The company completed the mining feasibility study on Evander Mines' Egoli project, Loots said, which demonstrated its technical viability and compelling economic returns.

He added that the study was currently subject to an independent technical review.

"The group is exploring several non-dilutive funding options for Egoli, which will enable Pan African Resources to continue its strategy of de-gearing its balance sheet and increasing dividends.

"To this end, we are engaging with several financial institutions who have expressed an interest in the continued financing of the group's organic growth projects.

"Our attractive pipeline of near- to medium-term growth projects, including the Egoli project and Barberton Mines' Royal Sheba project, have the potential to significantly boost Group production in the coming years."

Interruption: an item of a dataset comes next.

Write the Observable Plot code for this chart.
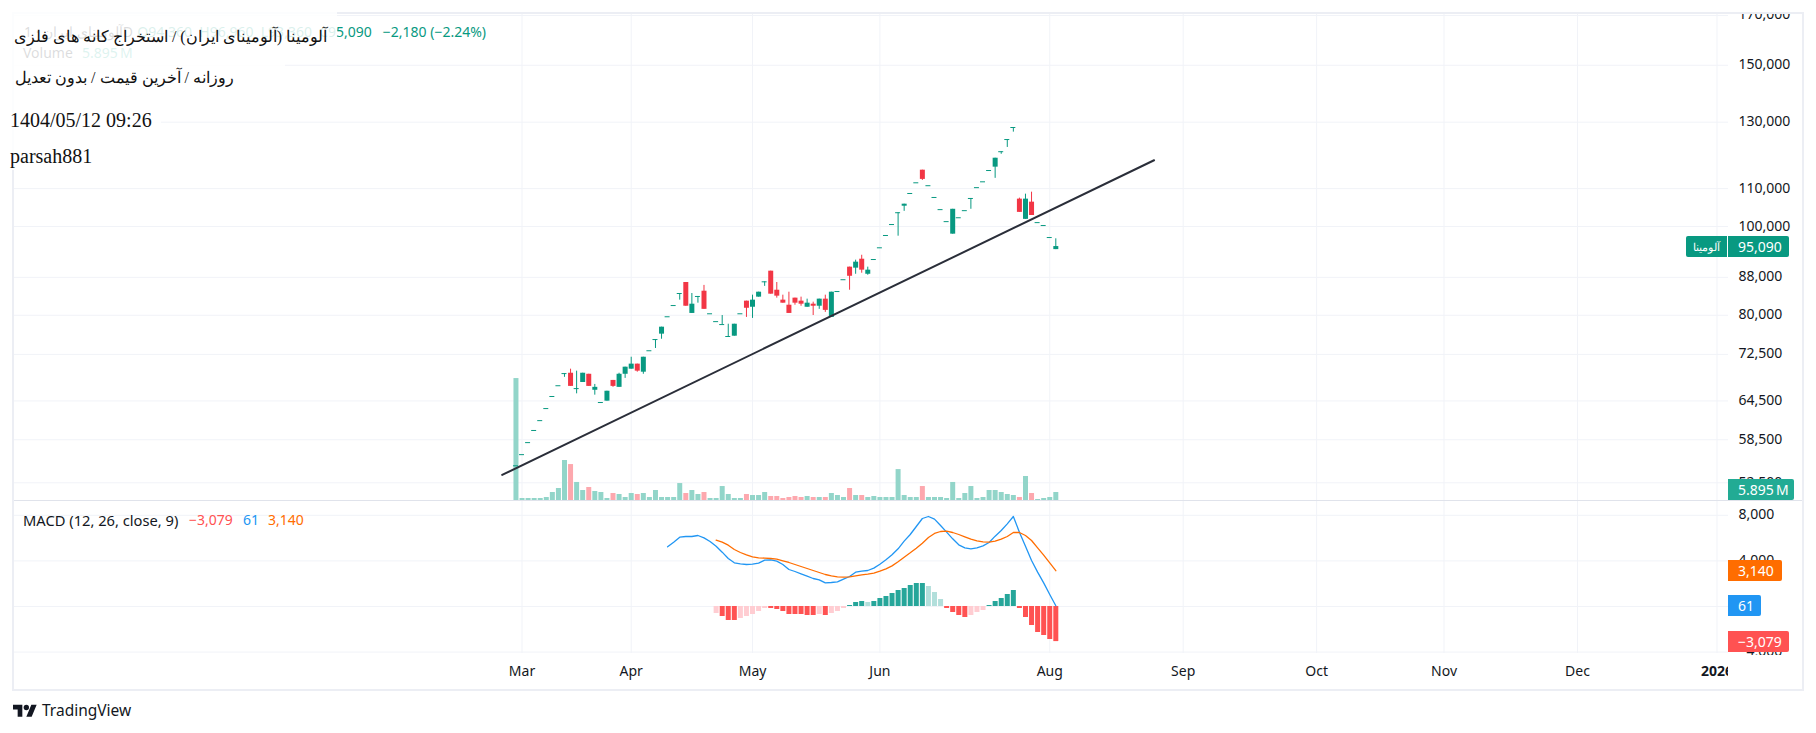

Despite some challenges, including electricity supply constraints and illegal mining, Cobus Loots said Pan African Resources had demonstrated the ability to operate successfully in South Africa.

"We will continue to use our experience and resources to improve the lives of all our stakeholders and grow shareholder value.

"Management's key focus for the remainder of the 2020 financial year includes further improving the safety performance, delivering on production guidance, reducing operational costs, managing cash flow generation and strengthening the group's financial position by reducing senior debt."

At 1041 GMT, shares in Pan African Resources were down 0.16% in London at 12.22p.